However, as opposed to cash, it appears clear under our personal property 
registration legislation that a certified cheque and a bank draft would fall 
under the definition of "instruments".  Under such legislation, as Peter has 
indicated below, a security interest in "instruments" can be perfected by 
possession, thus eliminating the need to register the security interest at 
the personal property registry, which requirement to register creates the 
perfection and priority concerns we have with holding cash collateral.  
Therefore, at first blush, it seems that a counterparty providing a certified 
cheque or bank draft to us (in lieu of cash collateral or a letter of 
credit), which certified cheque or bank draft would be held by us in the same 
manner as we hold L/Cs, might solve our cash collateral concerns and make 
another credit instrument available to us for use in Canada.

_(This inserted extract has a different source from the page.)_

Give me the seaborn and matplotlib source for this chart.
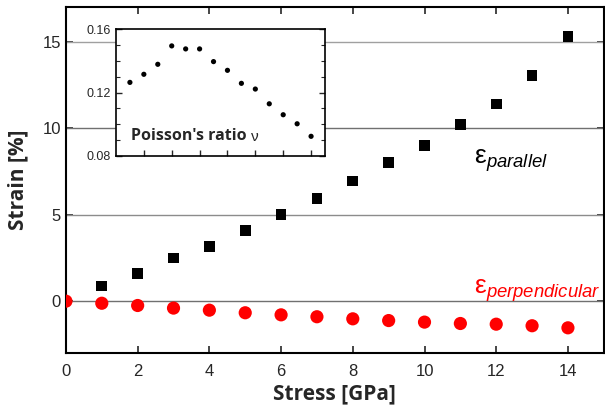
import numpy as np
import pandas as pd
import matplotlib
matplotlib.use("Agg")
import matplotlib.pyplot as plt
import seaborn as sns

stress_par = [1, 2, 3, 4, 5, 6, 7, 8, 9, 10, 11, 12, 13, 14]
strain_par = [0.87, 1.62, 2.49, 3.18, 4.10, 5.03, 5.95, 6.94, 8.03, 9.00, 10.20, 11.40, 13.06, 15.30]

stress_perp = [0, 1, 2, 3, 4, 5, 6, 7, 8, 9, 10, 11, 12, 13, 14]
strain_perp = [0.0, -0.12, -0.25, -0.40, -0.52, -0.67, -0.79, -0.90, -1.02, -1.12, -1.21, -1.29, -1.33, -1.42, -1.54]

stress_nu = [1, 2, 3, 4, 5, 6, 7, 8, 9, 10, 11, 12, 13, 14]
poisson_nu = [0.1264, 0.1315, 0.1378, 0.1494, 0.1475, 0.1475, 0.1395, 0.1340, 0.1258, 0.1222, 0.1129, 0.1060, 0.1003, 0.0924]

x_ticks = [0, 2, 4, 6, 8, 10, 12, 14]
y_ticks = [0, 5, 10, 15]
inset_y_ticks = [0.08, 0.12, 0.16]

sns.set_style("ticks")
plt.rcParams['font.family'] = ['Liberation Sans', 'DejaVu Sans']
plt.rcParams['mathtext.fontset'] = 'custom'
plt.rcParams['mathtext.rm'] = 'Liberation Sans'
plt.rcParams['mathtext.it'] = 'Liberation Sans:italic'

df_par = pd.DataFrame({"stress": stress_par, "strain": strain_par})
df_perp = pd.DataFrame({"stress": stress_perp, "strain": strain_perp})
df_nu = pd.DataFrame({"stress": stress_nu, "nu": poisson_nu})

fig = plt.figure(figsize=(6.05, 4.12), dpi=100)
ax = fig.add_axes([0.109, 0.143, 0.889, 0.840])

grid_colors = ['#707070', '#8c8c8c', '#707070', '#a0a0a0']
for yv, c in zip(y_ticks, grid_colors):
    ax.axhline(yv, color=c, lw=1.0, zorder=1)

sns.scatterplot(data=df_par, x="stress", y="strain", marker='s', s=60, color='black',
                edgecolor='none', ax=ax, zorder=3)
sns.scatterplot(data=df_perp, x="stress", y="strain", marker='o', s=90, color='#ff0000',
                edgecolor='none', ax=ax, zorder=3)

ax.set_xlim(0, 15)
ax.set_ylim(-3, 17)
ax.set_xticks(x_ticks)
ax.set_yticks(y_ticks)
ax.tick_params(direction='in', length=5, width=1.2, top=True, right=True, labelsize=12)
ax.tick_params(axis='x', pad=8)
for sp in ax.spines.values():
    sp.set_linewidth(1.5)
    sp.set_color('black')

ax.set_xlabel("Stress [GPa]", fontsize=15, fontweight='bold', family='Open Sans', labelpad=3)
ax.set_ylabel("Strain [%]", fontsize=15, fontweight='bold', family='Open Sans', labelpad=10)

ax.text(11.38, 7.95, r'$\mathrm{ε}_{\mathit{parallel}}$', fontsize=19, color='black', va='baseline')
ax.text(11.38, 0.42, r'$\mathrm{ε}_{\mathit{perpendicular}}$', fontsize=19, color='#ff0000', va='baseline')

axin = fig.add_axes([0.1917, 0.6214, 0.3455, 0.308])
sns.scatterplot(data=df_nu, x="stress", y="nu", marker='o', s=14, color='black',
                edgecolor='none', ax=axin)
axin.set_xlim(0, 15)
axin.set_ylim(0.08, 0.16)
axin.set_xticks(x_ticks[1:])
axin.set_xticklabels([])
axin.set_yticks(inset_y_ticks)
axin.set_yticklabels([f"{v:.2f}" for v in inset_y_ticks])
axin.set_yticks(np.arange(0.08, 0.1601, 0.01), minor=True)
axin.tick_params(direction='in', length=4, width=1, top=False, right=True, labelsize=9)
axin.tick_params(which='minor', direction='in', length=3, width=0.8, right=True, left=True)
axin.set_xlabel("")
axin.set_ylabel("")
for sp in axin.spines.values():
    sp.set_linewidth(1.2)
    sp.set_color('black')
t = axin.text(1.05, 0.0899, "Poisson's ratio", fontsize=11.5, fontweight='bold', family='Open Sans',
              va='baseline')
axin.annotate("ν", xy=(1, 0), xycoords=t, xytext=(3.5, 0), textcoords='offset points',
              fontsize=11, family='Liberation Sans', va='bottom', ha='left')

fig.savefig("out.png", dpi=100)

There are a few concerns, which I think are raised by your questions.  The 
first is that, if we take the instrument and immediately convert it to cash 
and place the cash in an account, we run into the exact same issues as we 
have with taking cash collateral in the first place.  The personal property 
security legislation specifically indicates that proceeds realized from 
dealing with the original collateral need to be perfected in the same manner 
as original collateral of the same kind (ie. where the proceeds from the bank 
draft are cash, we need to then perfect our security interest in the cash as 
if the original collateral was cash, meaning we have the exact same issues as 
we currently have with perfecting a security interest in cash collateral).  
Therefore, we would need to deal with the instrument (bank draft or certified 
cheque) in the same manner as we deal with L/Cs.  That is, we would cash the 
instrument in payment of outstanding accounts at the time that we become 
entitled under the contract to apply our collateral against amounts owing to 
us from the counterparty.  We would have to actually hold the certified 
cheque or bank draft until such entitlement arose.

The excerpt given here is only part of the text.